■ **The exercise**
Quote exactly the lines spanning from the top of the data below to the line that contains "import seaborn as sns", including both.

■ **Given data**
┌────────

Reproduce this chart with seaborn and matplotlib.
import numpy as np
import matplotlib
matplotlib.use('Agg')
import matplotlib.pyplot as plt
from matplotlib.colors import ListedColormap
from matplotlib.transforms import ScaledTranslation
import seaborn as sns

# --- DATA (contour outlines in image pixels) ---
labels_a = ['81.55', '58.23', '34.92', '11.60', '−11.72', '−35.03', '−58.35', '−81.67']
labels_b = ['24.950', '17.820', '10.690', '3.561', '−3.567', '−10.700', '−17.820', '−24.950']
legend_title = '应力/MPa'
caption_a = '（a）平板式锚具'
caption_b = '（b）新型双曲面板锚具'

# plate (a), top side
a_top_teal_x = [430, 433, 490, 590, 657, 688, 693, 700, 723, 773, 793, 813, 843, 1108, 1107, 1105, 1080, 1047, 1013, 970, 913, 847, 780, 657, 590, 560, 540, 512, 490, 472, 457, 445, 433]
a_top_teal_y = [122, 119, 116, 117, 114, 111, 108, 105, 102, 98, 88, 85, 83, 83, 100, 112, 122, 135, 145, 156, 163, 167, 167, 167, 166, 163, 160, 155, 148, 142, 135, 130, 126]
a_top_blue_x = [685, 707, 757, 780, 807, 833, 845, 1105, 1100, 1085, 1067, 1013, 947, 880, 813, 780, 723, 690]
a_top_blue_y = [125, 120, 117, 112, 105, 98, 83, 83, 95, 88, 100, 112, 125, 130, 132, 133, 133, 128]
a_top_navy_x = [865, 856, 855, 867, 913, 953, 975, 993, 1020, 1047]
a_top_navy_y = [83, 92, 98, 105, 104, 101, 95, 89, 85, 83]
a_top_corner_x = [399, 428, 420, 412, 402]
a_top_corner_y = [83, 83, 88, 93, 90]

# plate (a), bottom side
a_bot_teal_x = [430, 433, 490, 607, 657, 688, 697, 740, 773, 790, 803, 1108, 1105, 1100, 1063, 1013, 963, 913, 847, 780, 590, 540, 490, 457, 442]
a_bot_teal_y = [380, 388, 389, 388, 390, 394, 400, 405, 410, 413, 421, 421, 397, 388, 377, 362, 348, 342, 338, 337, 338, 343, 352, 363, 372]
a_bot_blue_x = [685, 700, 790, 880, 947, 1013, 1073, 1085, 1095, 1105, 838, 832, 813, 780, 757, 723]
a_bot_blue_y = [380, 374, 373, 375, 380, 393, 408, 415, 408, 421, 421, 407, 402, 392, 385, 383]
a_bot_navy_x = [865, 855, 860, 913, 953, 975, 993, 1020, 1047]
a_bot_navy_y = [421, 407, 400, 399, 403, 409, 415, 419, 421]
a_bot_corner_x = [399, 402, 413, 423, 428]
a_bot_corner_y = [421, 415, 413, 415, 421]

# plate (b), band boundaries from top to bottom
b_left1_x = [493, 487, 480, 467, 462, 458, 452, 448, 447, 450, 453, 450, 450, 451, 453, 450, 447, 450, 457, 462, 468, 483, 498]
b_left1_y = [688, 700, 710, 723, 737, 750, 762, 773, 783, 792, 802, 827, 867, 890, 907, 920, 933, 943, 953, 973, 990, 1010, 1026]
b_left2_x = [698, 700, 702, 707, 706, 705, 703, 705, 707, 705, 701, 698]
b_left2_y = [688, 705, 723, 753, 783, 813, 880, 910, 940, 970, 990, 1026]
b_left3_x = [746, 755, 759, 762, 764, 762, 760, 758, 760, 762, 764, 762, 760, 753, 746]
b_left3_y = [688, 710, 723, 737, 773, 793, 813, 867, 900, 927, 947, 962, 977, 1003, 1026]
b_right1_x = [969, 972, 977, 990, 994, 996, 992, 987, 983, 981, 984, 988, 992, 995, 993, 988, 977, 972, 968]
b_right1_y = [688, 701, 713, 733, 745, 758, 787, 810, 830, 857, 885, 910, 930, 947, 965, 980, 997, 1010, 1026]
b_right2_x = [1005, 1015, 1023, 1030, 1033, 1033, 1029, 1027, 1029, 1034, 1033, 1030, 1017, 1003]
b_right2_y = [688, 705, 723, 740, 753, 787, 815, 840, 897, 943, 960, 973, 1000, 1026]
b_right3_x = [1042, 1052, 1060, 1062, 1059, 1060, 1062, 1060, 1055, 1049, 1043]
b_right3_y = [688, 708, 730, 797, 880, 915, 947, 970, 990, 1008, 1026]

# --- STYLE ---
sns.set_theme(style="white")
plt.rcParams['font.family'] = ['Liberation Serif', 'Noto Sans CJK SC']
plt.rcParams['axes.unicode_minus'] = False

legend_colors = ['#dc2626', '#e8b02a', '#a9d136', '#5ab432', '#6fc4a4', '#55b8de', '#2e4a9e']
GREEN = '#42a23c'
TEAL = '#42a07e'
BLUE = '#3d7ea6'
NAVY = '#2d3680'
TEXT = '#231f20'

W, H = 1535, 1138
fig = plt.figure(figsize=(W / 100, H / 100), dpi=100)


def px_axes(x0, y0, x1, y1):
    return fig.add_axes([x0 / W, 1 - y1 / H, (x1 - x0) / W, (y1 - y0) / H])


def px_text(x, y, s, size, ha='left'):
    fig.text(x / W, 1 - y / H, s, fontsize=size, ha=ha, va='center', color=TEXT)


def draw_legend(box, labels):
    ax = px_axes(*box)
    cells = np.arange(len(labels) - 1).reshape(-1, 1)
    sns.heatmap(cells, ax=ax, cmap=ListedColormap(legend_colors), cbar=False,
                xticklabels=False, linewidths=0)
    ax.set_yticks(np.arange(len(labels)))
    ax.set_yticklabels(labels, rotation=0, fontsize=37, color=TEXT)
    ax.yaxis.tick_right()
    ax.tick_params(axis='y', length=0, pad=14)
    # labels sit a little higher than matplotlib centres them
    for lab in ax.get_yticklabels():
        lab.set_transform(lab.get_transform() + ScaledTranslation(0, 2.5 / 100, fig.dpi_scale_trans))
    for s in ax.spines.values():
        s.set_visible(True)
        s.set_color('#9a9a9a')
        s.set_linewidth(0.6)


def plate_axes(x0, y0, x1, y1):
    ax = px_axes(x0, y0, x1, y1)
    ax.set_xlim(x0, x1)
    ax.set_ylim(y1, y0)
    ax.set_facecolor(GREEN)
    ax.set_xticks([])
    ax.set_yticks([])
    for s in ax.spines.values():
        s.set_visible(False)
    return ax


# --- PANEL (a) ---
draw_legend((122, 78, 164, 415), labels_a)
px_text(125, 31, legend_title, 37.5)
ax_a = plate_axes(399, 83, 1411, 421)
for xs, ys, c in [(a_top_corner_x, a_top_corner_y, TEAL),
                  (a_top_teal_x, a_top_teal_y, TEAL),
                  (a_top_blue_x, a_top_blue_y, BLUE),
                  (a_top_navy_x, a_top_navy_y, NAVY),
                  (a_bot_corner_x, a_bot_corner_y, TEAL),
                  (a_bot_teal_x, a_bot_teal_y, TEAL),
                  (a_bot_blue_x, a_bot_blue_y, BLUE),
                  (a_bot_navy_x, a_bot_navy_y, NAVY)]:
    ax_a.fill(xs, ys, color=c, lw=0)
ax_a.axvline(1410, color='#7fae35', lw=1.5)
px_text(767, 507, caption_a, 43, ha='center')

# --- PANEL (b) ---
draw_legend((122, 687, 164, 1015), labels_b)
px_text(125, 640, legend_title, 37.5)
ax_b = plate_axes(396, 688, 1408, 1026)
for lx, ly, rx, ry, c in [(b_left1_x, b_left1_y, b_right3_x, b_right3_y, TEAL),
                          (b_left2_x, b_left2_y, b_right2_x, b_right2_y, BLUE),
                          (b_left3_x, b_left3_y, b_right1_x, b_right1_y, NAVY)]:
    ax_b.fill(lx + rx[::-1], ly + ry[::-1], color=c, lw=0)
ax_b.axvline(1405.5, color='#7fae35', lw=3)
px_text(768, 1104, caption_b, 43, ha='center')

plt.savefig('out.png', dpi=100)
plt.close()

└────────

■ **Response**
Reproduce this chart with seaborn and matplotlib.
import numpy as np
import matplotlib
matplotlib.use('Agg')
import matplotlib.pyplot as plt
from matplotlib.colors import ListedColormap
from matplotlib.transforms import ScaledTranslation
import seaborn as sns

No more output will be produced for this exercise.